What affects how quickly your website loads? Why does it matter? There are many different factors which have an effect on how quickly your hotel website loads. Processing power, browser, and bandwidth are just a few. However, the most important thing for you to consider when building your hotel website is the site weight.
Site weight is the digital “weight” of all the pages on your site. Weight comes from images, text, video, and the coding that structures your pages.
Site weight matters because the heavier your site is, the slower it will load. The slower your site loads, the more users you’ll lose. In today’s world of lightning-fast connections, users are trained to leave any website that’s too slow. Don’t let your hotel website be one of them!
How Heavy is too heavy?
To figure that out, we can look at the average page weight today. That’s 2.5 MB as of October 2016, and it’s growing rapidly – page size nearly doubled from 2012 to 2015 (Radware). To keep track of how much your pages and your site weigh, we recommend talking to your web designers about a performance budget.
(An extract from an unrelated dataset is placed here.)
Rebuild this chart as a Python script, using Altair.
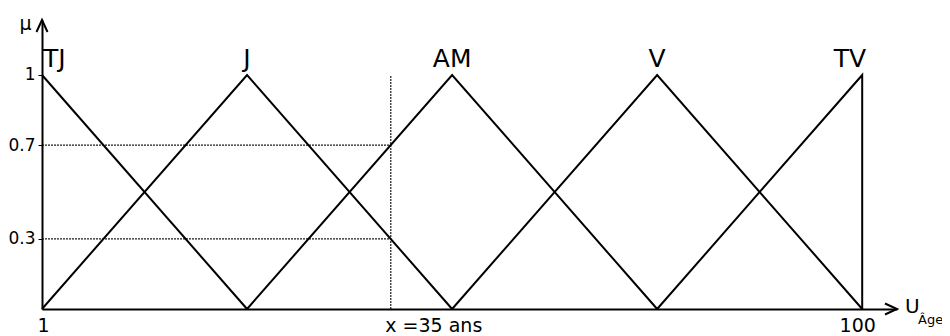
import altair as alt
import pandas as pd

# ---- data ----
set_names = ["TJ", "J", "AM", "V", "TV"]
peak_x = [1, 25.75, 50.5, 75.25, 100]
tj_x, tj_mu = [1, 25.75], [1, 0]
j_x, j_mu = [1, 25.75, 50.5], [0, 1, 0]
am_x, am_mu = [25.75, 50.5, 75.25], [0, 1, 0]
v_x, v_mu = [50.5, 75.25, 100], [0, 1, 0]
tv_x, tv_mu = [75.25, 100, 100], [0, 1, 0]

cursor_x = 43.1          # position of "x = 35 ans" on the drawn axis
cut_levels = [0.7, 0.3]  # membership degrees read at x
x_ticks = [1, cursor_x, 100]
x_tick_labels = ["1", "x =35 ans", "100"]
y_ticks = [0.3, 0.7, 1]
y_tick_labels = ["0.3", "0.7", "1"]
x_end, y_end = 104.2, 1.235   # arrow tips of the axes
unit_label, unit_sub = "U", "Âge"
FONT = "DejaVu Sans"

# ---- tables ----
rows = []
for name, xs_, ms_ in zip(set_names, [tj_x, j_x, am_x, v_x, tv_x],
                          [tj_mu, j_mu, am_mu, v_mu, tv_mu]):
    for i, (a, b) in enumerate(zip(xs_, ms_)):
        rows.append({"set": name, "i": i, "x": a, "mu": b})
lines_df = pd.DataFrame(rows)
peaks_df = pd.DataFrame({"set": set_names, "x": peak_x, "mu": [1] * len(set_names)})
hdots_df = pd.DataFrame({"x": [x_ticks[0]] * len(cut_levels), "x2": [cursor_x] * len(cut_levels),
                         "mu": cut_levels})
vdot_df = pd.DataFrame({"x": [cursor_x], "mu": [0], "mu2": [1]})
yarrow_df = pd.DataFrame({"x": [x_ticks[0]], "mu": [y_end]})
xarrow_df = pd.DataFrame({"x": [x_end], "mu": [0]})
unit_df = pd.DataFrame({"x": [x_end], "mu": [0], "u": [unit_label], "sub": [unit_sub]})

def expr_map(vals, labels):
    e = "''"
    for v, l in zip(vals, labels):
        e = f"abs(datum.value - {v}) < 0.01 ? '{l}' : " + e
    return e

xs = alt.Scale(domain=[1, x_end], nice=False, zero=False)
ys = alt.Scale(domain=[0, y_end], nice=False, zero=False)

x_axis = alt.Axis(
    values=x_ticks, labelExpr=expr_map(x_ticks, x_tick_labels), title=None,
    grid=False, ticks=False, tickSize=0, domainColor="black", domainWidth=2,
    labelFont=FONT, labelFontSize=19, labelColor="black", labelPadding=7,
    labelFlush=False, labelOverlap=False,
    labelAlign={"condition": {"test": "datum.value > 2 && datum.value < 99", "value": "left"},
                "value": "center"},
    labelOffset={"condition": [{"test": "datum.value > 99", "value": -5},
                               {"test": "datum.value > 2", "value": -6}],
                 "value": 1},
)
y_axis = alt.Axis(
    values=y_ticks, labelExpr=expr_map(y_ticks, y_tick_labels),
    title="μ", titleAngle=0, titleAlign="center", titleBaseline="alphabetic",
    titleX=-17, titleY=9, titleFont=FONT, titleFontSize=19, titleFontWeight="normal",
    titleColor="black",
    grid=False, ticks=True, tickSize=4, tickColor="black", tickWidth=1,
    domainColor="black", domainWidth=2,
    labelFont=FONT, labelFontSize=17, labelColor="black", labelPadding=3,
    labelFlush=False, labelOverlap=False,
)

X = lambda f="x": alt.X(f"{f}:Q", scale=xs, axis=x_axis)
Y = lambda f="mu": alt.Y(f"{f}:Q", scale=ys, axis=y_axis)

curves = alt.Chart(lines_df).mark_line(color="black", strokeWidth=2).encode(
    x=X(), y=Y(), detail="set:N", order="i:Q")

dot_kw = dict(color="black", strokeWidth=1.2, strokeDash=[2, 1], opacity=0.9)
hdots = alt.Chart(hdots_df).mark_rule(**dot_kw).encode(x=X(), x2="x2:Q", y=Y())
vdot = alt.Chart(vdot_df).mark_rule(**dot_kw).encode(x=X(), y=Y(), y2="mu2:Q")

lbl_kw = dict(font=FONT, fontSize=25, baseline="alphabetic", dy=-8, color="black")
lbl_center = alt.Chart(peaks_df).transform_filter(
    "datum.set != 'TJ' && datum.set != 'TV'").mark_text(align="center", **lbl_kw).encode(
    x=X(), y=Y(), text="set:N")
lbl_left = alt.Chart(peaks_df).transform_filter("datum.set == 'TJ'").mark_text(
    align="left", dx=1, **lbl_kw).encode(x=X(), y=Y(), text="set:N")
lbl_right = alt.Chart(peaks_df).transform_filter("datum.set == 'TV'").mark_text(
    align="right", dx=4, **lbl_kw).encode(x=X(), y=Y(), text="set:N")

yarrow = alt.Chart(yarrow_df).mark_point(
    shape="M-0.46,1L0,0L0.46,1", size=576, filled=False, color="black", strokeWidth=2, opacity=1
).encode(x=X(), y=Y())
xarrow = alt.Chart(xarrow_df).mark_point(
    shape="M-1,-0.46L0,0L-1,0.46", size=576, filled=False, color="black", strokeWidth=2, opacity=1
).encode(x=X(), y=Y())

unit_u = alt.Chart(unit_df).mark_text(
    font=FONT, fontSize=20, align="left", baseline="alphabetic", dx=8, dy=4, color="black"
).encode(x=X(), y=Y(), text="u:N")
unit_s = alt.Chart(unit_df).mark_text(
    font=FONT, fontSize=13, align="left", baseline="alphabetic", dx=21, dy=15, color="black"
).encode(x=X(), y=Y(), text="sub:N")

chart = alt.layer(
    hdots, vdot, curves, lbl_center, lbl_left, lbl_right, yarrow, xarrow, unit_u, unit_s
).properties(
    width=855, height=289,
    autosize=alt.AutoSizeParams(type="none"),
    padding={"left": 34, "top": 12, "right": 45, "bottom": 26},
    background="white",
).configure_view(stroke=None)

chart.save("out.html", embed_options={"renderer": "svg", "actions": False})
A performance budget is a group of limits on certain values that affect site performance and speed. There are a few different types or performance budget, but a straightforward one is total page weight. Below, you’ll see an example of a hypothetical performance budget in action. For this example, we have set ourselves a Total Page size of 2 MB to work with, which would give a download time of less than a second on an average 4G connection.
What’s weighing your website down?
Images are a huge part of any site, and that’s especially true for hotels. Images are almost always the heaviest part of your website. In fact, the hotel sites we build at Net Affinity are usually 70-80% images, in terms of weight.
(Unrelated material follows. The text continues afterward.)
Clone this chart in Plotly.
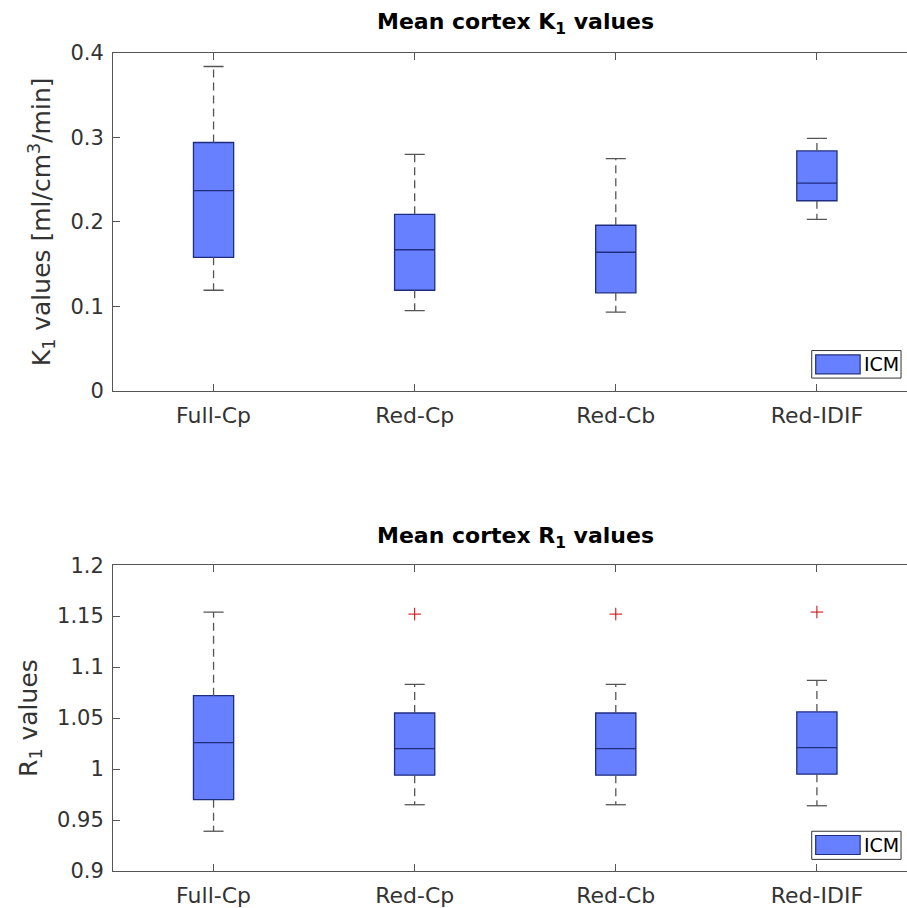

Since visuals are so vital for hotels, it makes sense that you want to show off your property from every angle. However, the key is balance! Balance your site performance with how many images you want in your galleries and on your pages. Remember that for every image, you’re adding on a small fraction of time to your load speed.
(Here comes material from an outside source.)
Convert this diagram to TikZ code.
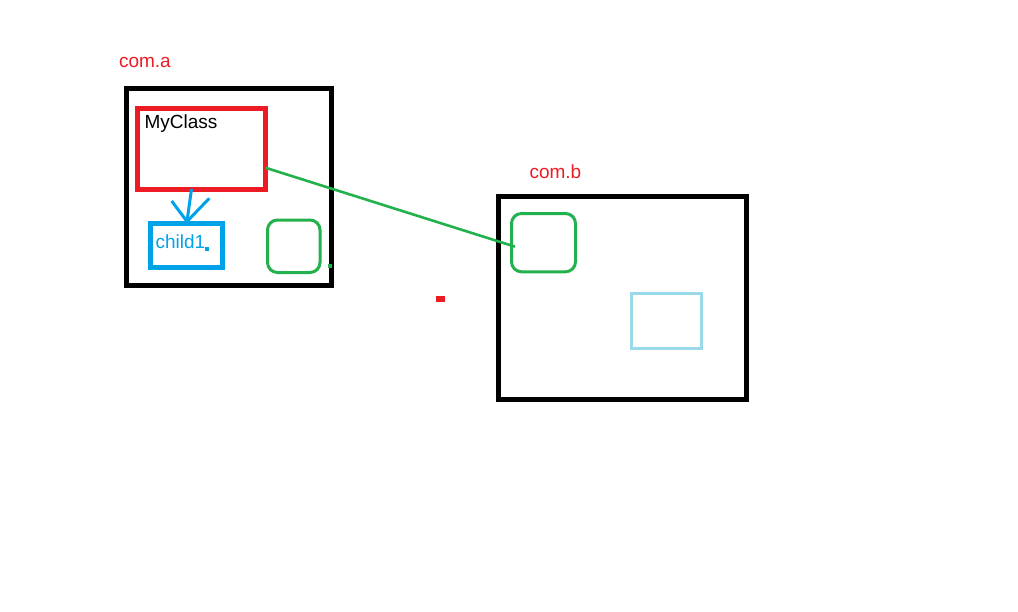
\documentclass[tikz,border=0pt]{standalone}
\usepackage{fontspec}
\setmainfont{Liberation Sans}
\usetikzlibrary{calc}
\definecolor{pred}{HTML}{ED1C24}
\definecolor{pblue}{HTML}{00A2E8}
\definecolor{pgreen}{HTML}{22B14C}
\definecolor{plblue}{HTML}{99D9EA}
\tikzset{
  box/.style={draw, rectangle, inner sep=0pt, outer sep=0pt},
  label/.style={inner sep=0pt, outer sep=0pt, anchor=base west, font=\fontsize{19pt}{22pt}\selectfont},
}
\begin{document}
\begin{tikzpicture}[x=1pt,y=-1pt]
\path[use as bounding box, fill=white] (0,0) rectangle (1018,611);
% package a
\node[box, line width=5pt, minimum width=204.5pt, minimum height=197pt] (pa) at (228.75,187) {};
\node[box, draw=pred, line width=5pt, minimum width=128pt, minimum height=80.5pt] (red) at (201.5,148.75) {};
\node[box, draw=pblue, line width=5pt, minimum width=72pt, minimum height=44pt] (blue) at (186,245.5) {};
\node[box, draw=pgreen, line width=3pt, rounded corners=10pt, minimum width=52.5pt, minimum height=52.5pt] (ga) at (293.75,246.25) {};
% package b
\node[box, line width=5pt, minimum width=248pt, minimum height=202.5pt] (pb) at (622.5,297.75) {};
\node[box, draw=pgreen, line width=3pt, rounded corners=10pt, minimum width=64pt, minimum height=58.3pt] (gb) at (543.5,242.65) {};
\node[box, draw=plblue, line width=3pt, minimum width=69.8pt, minimum height=55pt] (lb) at (666.6,321) {};
% texts
\node[label, text=pred] (ta) at (119,67) {com.a};
\node[label, text=pred] (tb) at (529.5,178) {com.b};
\node[label, text=black] (tm) at (144.5,128.5) {MyClass};
\node[label, text=pblue] (tc) at (155.5,248) {child1};
% connector green
\draw[pgreen, line width=2.6pt] ([yshift=-19pt]red.east) -- ([xshift=-28.5pt,yshift=-4pt]gb.center);
% blue arrow
\coordinate (tip) at ([xshift=1pt,yshift=2pt]blue.north);
\draw[pblue, line width=3pt] ([xshift=-10pt]red.south) -- (tip);
\draw[pblue, line width=3pt] (tip) -- ++(-15.3,-20.5);
\draw[pblue, line width=3pt] (tip) -- ++(22.3,-23.2);
% small marks
\fill[pblue] (205,246.7) rectangle (209.3,250.7);
\fill[pgreen] (327.5,264) rectangle (331.5,267.5);
\fill[pred] (436,296) rectangle (445,302);
\end{tikzpicture}
\end{document}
Time is money when it comes to site speed. For every additional second a website takes to load, many users will abandon your site. Also, for mobile users with limited data, loading dozens of images will literally cost them money.
Conclusion
To conclude, there are two things you can do when you’re thinking about site weight: you can talk to your web designer about creating a performance budget, and you should consider removing unnecessary images.
If you create a performance budget, make sure to do it at the very beginning of the design process. If you decide to use one halfway through, you’ll likely have to go back to the start! For images, remember that they are almost certainly taking up the vast bulk of your website. Look at how many images guests are actually viewing. Keep your images to the best and most essential.